State-funded Development

The APG IG President concluded his 2011 anniversary speech with an appeal for unity: “Today, more than ever, we must remain united in order to be able to move forward”. Yet, unity was far from what prevailed. There were various sources of discontent in the TCO. Many community members felt excluded from the leadership committee’s decisions. The introduction of salaries to APG IG leaders exacerbated tensions. Rumors of fiscal mismanagement circulated.

Yet, there was also another concern. As part of their autonomy vision, the APG IG was demanding prior consultation for all projects undertaken within the TCO’s boundaries. This not only proved a headache for state institutions and NGOs; it also obstructed the implementation of development projects in Guaraní communities, which remain among the poorest in Bolivia. Some community members felt they were missing out on valuable state projects, and were unconvinced that the promised projects from the Repsol-financed Itika Guasu Investment Fund would ever arrive.

A departmental electrification project in construction in a Guaraní community of TCO Itika Guasu, June 2014. Community members complained the project had arrived 4 months late due to APG IG demands for prior consultation. (Photo by Penelope Anthias)

In 2014, a new group of Guaraní leaders emerged to address such concerns. In addition to promising fiscal transparency and community participation, they promised to work with state authorities to implement a range of development projects in the TCO. In fact, such authorities were instrumental to their rise, providing transport and logistical support for initial assemblies. The old APG IG leadership publicly denounced the rival committee as instruments of a political intervention in their organization. Communities were divided.

Today, the leadership battle in TCO Itika Guasu continues, with each group appealing to different levels of the state and indigenous authorities for support. In some ways, Itika Guasu has become a microcosm of the broader conflicts of Morales’s Bolivia, where many social movements are divided between alignment with the MAS government and opposition to its divisive and increasingly authoritarian tactics. “Paralelismo” – the existence of competing leaderships – has become the new norm. Meanwhile, gas continues to flow from the Margarita gas field to Argentina and Brazil, even if the returning flow of money into Bolivian state coffers is not what it was.
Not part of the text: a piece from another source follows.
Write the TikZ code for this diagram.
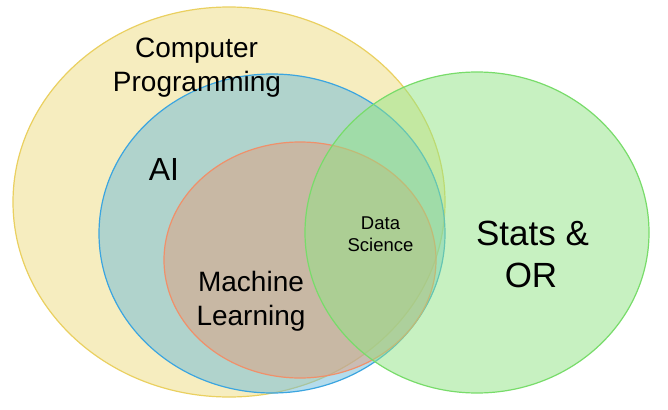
\documentclass[tikz,border=0pt]{standalone}
\usepackage{fontspec}
\setmainfont{Liberation Sans}
\definecolor{yfill}{HTML}{EFDD81}
\definecolor{ydraw}{HTML}{EAD060}
\definecolor{bfill}{HTML}{6BBADA}
\definecolor{bdraw}{HTML}{3BA5E0}
\definecolor{ofill}{HTML}{E19E7D}
\definecolor{odraw}{HTML}{F0906A}
\definecolor{gfill}{HTML}{91E585}
\definecolor{gdraw}{HTML}{78DC6A}
\tikzset{
  setbox/.style={line width=1.2pt, fill opacity=0.5},
  lbl/.style={anchor=base, inner sep=0pt, text=black}
}
\begin{document}
\begin{tikzpicture}[x=1pt,y=-1pt]
\useasboundingbox (0,0) rectangle (668,409);
\fill[white] (0,0) rectangle (668,409);
\path[setbox, draw=ydraw, fill=yfill] (229,202) ellipse [x radius=216, y radius=195];
\path[setbox, draw=bdraw, fill=bfill] (272,233.5) ellipse [x radius=173, y radius=159.5];
\path[setbox, draw=odraw, fill=ofill] (300,260) ellipse [x radius=136, y radius=118];
\path[setbox, draw=gdraw, fill=gfill] (477,232.5) ellipse [x radius=172, y radius=160.5];
\node[lbl, font=\fontsize{28}{34}\selectfont] (cp1) at (196.5,57.3) {Computer};
\node[lbl, font=\fontsize{28}{34}\selectfont] (cp2) at (197,91.7) {Programming};
\node[lbl, font=\fontsize{32}{38}\selectfont] (ai) at (164,180) {AI};
\node[lbl, font=\fontsize{28}{34}\selectfont] (ml1) at (251,291) {Machine};
\node[lbl, font=\fontsize{28}{34}\selectfont] (ml2) at (251,325) {Learning};
\node[lbl, font=\fontsize{18.5}{22}\selectfont] (ds1) at (380.5,229.3) {Data};
\node[lbl, font=\fontsize{18.5}{22}\selectfont] (ds2) at (380.5,251.7) {Science};
\node[lbl, font=\fontsize{35}{42}\selectfont] (so1) at (532.5,245) {Stats \&};
\node[lbl, font=\fontsize{35}{42}\selectfont] (so2) at (531,287.7) {OR};
\end{tikzpicture}
\end{document}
Environmental impacts – including deforestation, water contamination, air pollution, and the loss of wild fauna – continue to accumulate with minimal state oversight, while actors at a variety of scales are building their political projects around control of gas rents. The Guaraní of Itika Guasu did not choose this development model. Communities continue to rely on firewood for fuel. Many are rightly concerned about the long-term impacts of extraction in their territory. Yet, as they are frequently reminded, halting extraction in Bolivia’s biggest gas field is not an option.

What does it mean to struggle for territory and autonomy in this context? The two rival leaderships in Itika Guasu pose different answers to this question: one emphasizes autonomy while the other has promoted inclusion in a national development project. However, both have linked their visions of territorial development to an extractivist development model. Community members, on the other hand, tend to balance the desire for development with concerns about land scarcity, climate change, water contamination and diminishing fish stocks, which pose growing challenges to subsistence livelihoods. Such concerns need to be brought back into the center of indigenous territorial politics if TCOs are to be maintained as spaces for sustainable, healthy and autonomous indigenous futures – the kind of autonomy that grandparents fought for.


Penelope Anthias is Ciriacy-Wantrup Postdoctoral Fellow at the University of California, Berkeley and recently joined the Rule and Rupture project at the University of Copenhagen. Her forthcoming book, Reclaiming Territory: Land, Gas and Indigenous Autonomy in Lowland Bolivia, will be published by Cornell University Press.